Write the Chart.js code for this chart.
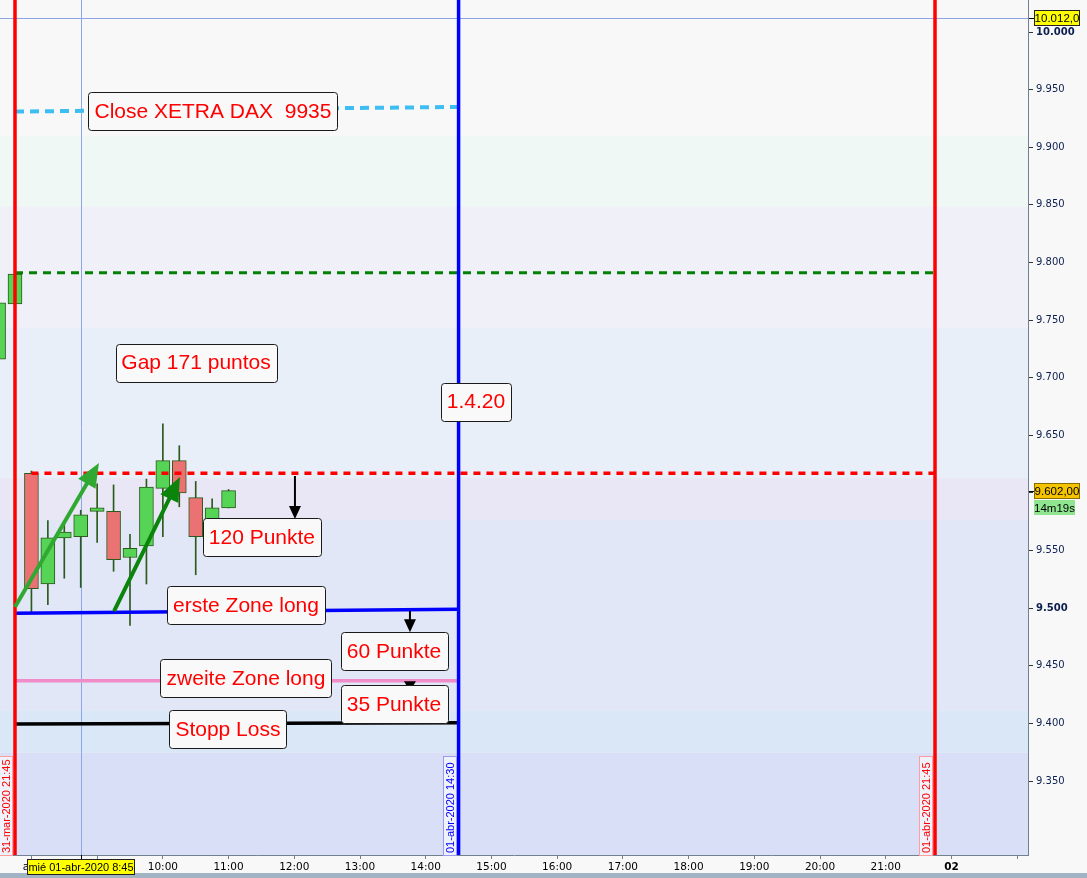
<!DOCTYPE html>
<html>
<head>
<meta charset="utf-8">
<script src="https://cdn.jsdelivr.net/npm/chart.js@4.4.1/dist/chart.umd.min.js"></script>
<style>
  html, body { margin: 0; padding: 0; background: #f8f8f8; overflow: hidden; }
  #wrap { width: 1087px; height: 878px; position: relative; }
</style>
</head>
<body>
<div id="wrap"><canvas id="dax"></canvas></div>
<script>
// 15-minute DAX candles. slot 0 = 01-abr-2020 8:00, slot -1 = 31-mar-2020 21:45
const slots  = [-2, -1, 0, 1, 2, 3, 4, 5, 6, 7, 8, 9, 10, 11, 12];
const opens  = [9716, 9764, 9617, 9521, 9561, 9562, 9584, 9584, 9544, 9554, 9604, 9628, 9596, 9576, 9587];
const closes = [9765, 9790, 9517, 9561, 9566, 9581, 9587, 9542, 9552, 9605, 9628, 9600, 9562, 9587, 9602];
const highs  = [9765, 9790, 9619, 9576, 9573, 9585, 9608, 9607, 9564, 9612, 9660, 9641, 9610, 9595, 9603];
const lows   = [9716, 9764, 9497, 9503, 9526, 9518, 9557, 9532, 9485, 9521, 9562, 9588, 9529, 9570, 9587];

// drawn levels (x given in slots)
const xetraCloseX = [-1, 26], xetraCloseY = [9931, 9935];
const prevCloseX  = [-1, 55], prevCloseY  = [9791, 9791];
const gapTopX     = [0, 55],  gapTopY     = [9617, 9617];
const zone1X      = [-1, 26], zone1Y      = [9495.5, 9499];
const zone2X      = [-1, 26], zone2Y      = [9437, 9437];
const stopX       = [-1, 26], stopY       = [9399.5, 9400.5];

// session markers
const markSlots  = [-1, 26, 55];
const markLabels = ['31-mar-2020 21:45', '01-abr-2020 14:30', '01-abr-2020 21:45'];
const markColors = ['#ff0000', '#0000ff', '#ff0000'];

// axis ticks
const yTicks = [9350, 9400, 9450, 9500, 9550, 9600, 9650, 9700, 9750, 9800, 9850, 9900, 9950, 10000];
const xTickSlots  = [0, 4, 8, 12, 16, 20, 24, 28, 32, 36, 40, 44, 48, 52, 56, 60];
const xTickLabels = ['abr', '9:00', '10:00', '11:00', '12:00', '13:00', '14:00', '15:00', '16:00',
                     '17:00', '18:00', '19:00', '20:00', '21:00', '02', ''];

// background zones (value edges from top to bottom)
const bandEdges  = [9909.5, 9848.6, 9743.6, 9612.9, 9576.5, 9410.9, 9374.7];
const bandColors = ['#f8f8f8', '#eff8f5', '#f0f0f9', '#e9eff8', '#e9e7f6', '#e1e7f6', '#d9e7f7', '#d9dff7'];

const crossSlot = 3, crossValue = 10012, lastPrice = 9602;

const notes = [
  { text: 'Close XETRA DAX  9935', x: 11.05, y: 9931.4 },
  { text: 'Gap 171 puntos', x: 10.02, y: 9713.2 },
  { text: '1.4.20', x: 27.06, y: 9679.3 },
  { text: '120 Punkte', x: 14.03, y: 9561.8 },
  { text: 'erste Zone long', x: 13.06, y: 9502.7 },
  { text: '60 Punkte', x: 22.07, y: 9462.8 },
  { text: 'zweite Zone long', x: 13.06, y: 9439.4 },
  { text: '35 Punkte', x: 22.07, y: 9416.8 },
  { text: 'Stopp Loss', x: 11.96, y: 9395.1 }
];

const arrows = [
  { from: [-1, 9501], to: [4.11, 9626], color: '#31a831', width: 4, head: 24, spread: 20 },
  { from: [5.03, 9497.5], to: [9.04, 9613.8], color: '#0a840a', width: 4, head: 24, spread: 20 },
  { from: [16.04, 9614.7], to: [16.04, 9577.4], color: '#000', width: 2, head: 13, spread: 12 },
  { from: [23.04, 9497.5], to: [23.04, 9479.2], color: '#000', width: 2, head: 13, spread: 12 },
  { from: [23.04, 9435], to: [23.04, 9428], color: '#000', width: 2, head: 10, spread: 12 }
];

const candleEdge = '#2b5a1c';
const upColor = '#55d455', downColor = '#ea7272';

function levelLine(xs, ys, color, width, dash) {
  return {
    type: 'line',
    data: xs.map((x, i) => ({ x: x, y: ys[i] })),
    borderColor: color,
    borderWidth: width,
    borderDash: dash,
    pointRadius: 0,
    fill: false,
    order: 0
  };
}

function drawArrow(ctx, x1, y1, x2, y2, a) {
  const ang = Math.atan2(y2 - y1, x2 - x1);
  const bx = x2 - a.head * Math.cos(ang), by = y2 - a.head * Math.sin(ang);
  const nx = -Math.sin(ang) * a.spread / 2, ny = Math.cos(ang) * a.spread / 2;
  ctx.strokeStyle = a.color;
  ctx.fillStyle = a.color;
  ctx.lineWidth = a.width;
  ctx.beginPath();
  ctx.moveTo(x1, y1);
  ctx.lineTo(bx + Math.cos(ang), by + Math.sin(ang));
  ctx.stroke();
  ctx.beginPath();
  ctx.moveTo(x2, y2);
  ctx.lineTo(bx + nx, by + ny);
  ctx.lineTo(bx - nx, by - ny);
  ctx.closePath();
  ctx.fill();
}

function badge(ctx, text, x, y, w, h, fill, stroke, color) {
  ctx.fillStyle = fill;
  ctx.fillRect(x, y, w, h);
  if (stroke) {
    ctx.strokeStyle = stroke;
    ctx.lineWidth = 1;
    ctx.strokeRect(x + 0.5, y + 0.5, w - 1, h - 1);
  }
  ctx.fillStyle = color;
  ctx.textAlign = 'center';
  ctx.textBaseline = 'middle';
  ctx.fillText(text, x + w / 2, y + h / 2 + 1);
}

const decor = {
  id: 'decor',
  beforeDraw(chart) {
    const { ctx, chartArea: a, width, height } = chart;
    const xs = chart.scales.x, ys = chart.scales.y;
    ctx.save();
    ctx.fillStyle = '#f8f8f8';
    ctx.fillRect(0, 0, width, height);
    ctx.fillStyle = '#a2b4c4';
    ctx.fillRect(0, height - 5, width, 5);
    const edges = [ys.max].concat(bandEdges, [ys.min]);
    for (let i = 0; i < bandColors.length; i++) {
      const t = ys.getPixelForValue(edges[i]), b = ys.getPixelForValue(edges[i + 1]);
      ctx.fillStyle = bandColors[i];
      ctx.fillRect(a.left, t, a.right - a.left, b - t);
    }
    // crosshair
    ctx.strokeStyle = '#8ea6e6';
    ctx.lineWidth = 1;
    const cy = Math.round(ys.getPixelForValue(crossValue)) + 0.5;
    const cx = Math.round(xs.getPixelForValue(crossSlot)) + 0.5;
    ctx.beginPath();
    ctx.moveTo(a.left, cy); ctx.lineTo(a.right, cy);
    ctx.moveTo(cx, a.top); ctx.lineTo(cx, a.bottom);
    ctx.stroke();
    ctx.restore();
  },
  afterDatasetsDraw(chart) {
    const { ctx, chartArea: a } = chart;
    const xs = chart.scales.x, ys = chart.scales.y;
    ctx.save();
    // session lines
    markSlots.forEach((s, i) => {
      const x = xs.getPixelForValue(s);
      ctx.strokeStyle = markColors[i];
      ctx.lineWidth = 3.5;
      ctx.beginPath();
      ctx.moveTo(x, a.top); ctx.lineTo(x, a.bottom);
      ctx.stroke();
    });
    // arrows
    arrows.forEach(ar => {
      drawArrow(ctx, xs.getPixelForValue(ar.from[0]), ys.getPixelForValue(ar.from[1]),
        xs.getPixelForValue(ar.to[0]), ys.getPixelForValue(ar.to[1]), ar);
    });
    // text boxes
    ctx.font = '21px "Liberation Sans", Arial, sans-serif';
    ctx.textAlign = 'center';
    ctx.textBaseline = 'middle';
    notes.forEach(n => {
      const cx = xs.getPixelForValue(n.x), cy = ys.getPixelForValue(n.y);
      const w = Math.round(ctx.measureText(n.text).width + 12), h = 38;
      const x0 = Math.round(cx - w / 2) + 0.5, y0 = Math.round(cy - h / 2) + 0.5;
      ctx.beginPath();
      ctx.roundRect(x0, y0, w, h, 3);
      ctx.fillStyle = '#f9f9f9';
      ctx.fill();
      ctx.strokeStyle = '#1a1a1a';
      ctx.lineWidth = 1;
      ctx.stroke();
      ctx.fillStyle = '#ff0000';
      ctx.fillText(n.text, cx, cy + 1);
    });
    // rotated date labels next to session lines
    ctx.font = '11px "Liberation Sans", Arial, sans-serif';
    markSlots.forEach((s, i) => {
      const x = xs.getPixelForValue(s);
      const boxR = Math.round(x - 2), boxW = 14, boxH = 99;
      ctx.fillStyle = 'rgba(250,250,252,0.7)';
      ctx.fillRect(boxR - boxW, a.bottom - boxH, boxW, boxH);
      ctx.strokeStyle = i === 1 ? '#9a9af5' : '#ff9c9c';
      ctx.lineWidth = 1;
      ctx.strokeRect(boxR - boxW + 0.5, a.bottom - boxH + 0.5, boxW - 1, boxH);
      ctx.save();
      ctx.translate(boxR - boxW / 2 + 0.5, a.bottom - 2);
      ctx.rotate(-Math.PI / 2);
      ctx.fillStyle = markColors[i];
      ctx.textAlign = 'left';
      ctx.textBaseline = 'middle';
      ctx.fillText(markLabels[i], 0, 0);
      ctx.restore();
    });
    ctx.restore();
  },
  afterDraw(chart) {
    const { ctx, chartArea: a } = chart;
    const xs = chart.scales.x, ys = chart.scales.y;
    ctx.save();
    ctx.font = '11.5px "Liberation Sans", Arial, sans-serif';
    // crosshair price
    const cy = Math.round(ys.getPixelForValue(crossValue));
    ctx.fillStyle = '#000';
    ctx.fillRect(a.right + 1, cy, 5, 1);
    badge(ctx, '10.012,0', a.right + 6, cy - 8, 46, 16, '#ffff00', '#222', '#000');
    // last price
    const ly = Math.round(ys.getPixelForValue(lastPrice));
    ctx.fillStyle = '#000';
    ctx.fillRect(a.right + 1, ly, 5, 1);
    badge(ctx, '9.602,00', a.right + 6, ly - 8, 46, 16, '#f5c400', '#8a6d00', '#000');
    badge(ctx, '14m19s', a.right + 6, ly + 9, 41, 15, '#90e690', null, '#000');
    // crosshair time
    const cx = Math.round(xs.getPixelForValue(crossSlot));
    ctx.fillStyle = '#000';
    ctx.fillRect(cx, a.bottom, 1, 4);
    ctx.font = '11px "Liberation Sans", Arial, sans-serif';
    const tw = Math.round(ctx.measureText('mié 01-abr-2020 8:45').width + 3);
    badge(ctx, 'mié 01-abr-2020 8:45', cx - 54, a.bottom + 4, tw, 16, '#ffff00', '#222', '#000');
    ctx.restore();
  }
};

const candleBodies = slots.map((s, i) => ({ x: s, y: [opens[i], closes[i]] }));
const candleWicks  = slots.map((s, i) => ({ x: s, y: [lows[i], highs[i]] }));

new Chart(document.getElementById('dax'), {
  data: {
    datasets: [
      levelLine(xetraCloseX, xetraCloseY, '#3dbdf2', 4, [9, 6]),
      levelLine(prevCloseX, prevCloseY, '#008000', 3, [8, 6]),
      levelLine(gapTopX, gapTopY, '#ff0000', 3.5, [7, 6]),
      levelLine(zone1X, zone1Y, '#0000ff', 3.5, []),
      levelLine(zone2X, zone2Y, '#f08cc8', 3.5, []),
      levelLine(stopX, stopY, '#000000', 3.5, []),
      {
        type: 'bar',
        data: candleBodies,
        backgroundColor: c => closes[c.dataIndex] >= opens[c.dataIndex] ? upColor : downColor,
        borderColor: candleEdge,
        borderWidth: 1,
        borderSkipped: false,
        barThickness: 14,
        grouped: false,
        order: 1
      },
      {
        type: 'bar',
        data: candleWicks,
        backgroundColor: candleEdge,
        barThickness: 1,
        grouped: false,
        order: 2
      }
    ]
  },
  options: {
    responsive: true,
    maintainAspectRatio: false,
    animation: false,
    events: [],
    layout: { padding: 0 },
    plugins: { legend: { display: false }, tooltip: { enabled: false } },
    scales: {
      x: {
        type: 'linear',
        position: 'bottom',
        offset: false,
        min: -1.913,
        max: 60.66,
        afterBuildTicks: s => { s.ticks = xTickSlots.map(v => ({ value: v })); },
        afterFit: s => { s.height = 23; s.paddingLeft = 0; s.paddingRight = 0; },
        ticks: {
          autoSkip: false,
          maxRotation: 0,
          padding: 2,
          color: '#000',
          callback: (v, i) => xTickLabels[i],
          font: c => ({ family: 'DejaVu Sans', size: 10.5, weight: xTickLabels[c.index] === '02' ? 'bold' : 'normal' })
        },
        grid: { offset: false, drawOnChartArea: false, tickLength: 4, color: '#71818f' },
        border: { color: '#71818f' }
      },
      y: {
        type: 'linear',
        position: 'right',
        min: 9285.8,
        max: 10027.8,
        afterBuildTicks: s => { s.ticks = yTicks.map(v => ({ value: v })); },
        afterFit: s => { s.width = 59; s.paddingTop = 0; s.paddingBottom = 0; },
        ticks: {
          padding: 3,
          color: '#0c1f4f',
          callback: v => String(v).replace(/\B(?=(\d{3})+(?!\d))/g, '.'),
          font: c => ({ family: 'DejaVu Sans', size: 10, weight: c.tick && c.tick.value % 500 === 0 ? 'bold' : 'normal' })
        },
        grid: { drawOnChartArea: false, tickLength: 5, color: '#333' },
        border: { color: '#71818f' }
      }
    }
  },
  plugins: [decor]
});
</script>
</body>
</html>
---------------
Starting at the top of the listing above, reproduce each line up to and including the one with "const crossSlot = 3, crossValue"; omit the pictures.

(TASK RESPONSE):
Write the Chart.js code for this chart.
<!DOCTYPE html>
<html>
<head>
<meta charset="utf-8">
<script src="https://cdn.jsdelivr.net/npm/chart.js@4.4.1/dist/chart.umd.min.js"></script>
<style>
  html, body { margin: 0; padding: 0; background: #f8f8f8; overflow: hidden; }
  #wrap { width: 1087px; height: 878px; position: relative; }
</style>
</head>
<body>
<div id="wrap"><canvas id="dax"></canvas></div>
<script>
// 15-minute DAX candles. slot 0 = 01-abr-2020 8:00, slot -1 = 31-mar-2020 21:45
const slots  = [-2, -1, 0, 1, 2, 3, 4, 5, 6, 7, 8, 9, 10, 11, 12];
const opens  = [9716, 9764, 9617, 9521, 9561, 9562, 9584, 9584, 9544, 9554, 9604, 9628, 9596, 9576, 9587];
const closes = [9765, 9790, 9517, 9561, 9566, 9581, 9587, 9542, 9552, 9605, 9628, 9600, 9562, 9587, 9602];
const highs  = [9765, 9790, 9619, 9576, 9573, 9585, 9608, 9607, 9564, 9612, 9660, 9641, 9610, 9595, 9603];
const lows   = [9716, 9764, 9497, 9503, 9526, 9518, 9557, 9532, 9485, 9521, 9562, 9588, 9529, 9570, 9587];

// drawn levels (x given in slots)
const xetraCloseX = [-1, 26], xetraCloseY = [9931, 9935];
const prevCloseX  = [-1, 55], prevCloseY  = [9791, 9791];
const gapTopX     = [0, 55],  gapTopY     = [9617, 9617];
const zone1X      = [-1, 26], zone1Y      = [9495.5, 9499];
const zone2X      = [-1, 26], zone2Y      = [9437, 9437];
const stopX       = [-1, 26], stopY       = [9399.5, 9400.5];

// session markers
const markSlots  = [-1, 26, 55];
const markLabels = ['31-mar-2020 21:45', '01-abr-2020 14:30', '01-abr-2020 21:45'];
const markColors = ['#ff0000', '#0000ff', '#ff0000'];

// axis ticks
const yTicks = [9350, 9400, 9450, 9500, 9550, 9600, 9650, 9700, 9750, 9800, 9850, 9900, 9950, 10000];
const xTickSlots  = [0, 4, 8, 12, 16, 20, 24, 28, 32, 36, 40, 44, 48, 52, 56, 60];
const xTickLabels = ['abr', '9:00', '10:00', '11:00', '12:00', '13:00', '14:00', '15:00', '16:00',
                     '17:00', '18:00', '19:00', '20:00', '21:00', '02', ''];

// background zones (value edges from top to bottom)
const bandEdges  = [9909.5, 9848.6, 9743.6, 9612.9, 9576.5, 9410.9, 9374.7];
const bandColors = ['#f8f8f8', '#eff8f5', '#f0f0f9', '#e9eff8', '#e9e7f6', '#e1e7f6', '#d9e7f7', '#d9dff7'];

const crossSlot = 3, crossValue = 10012, lastPrice = 9602;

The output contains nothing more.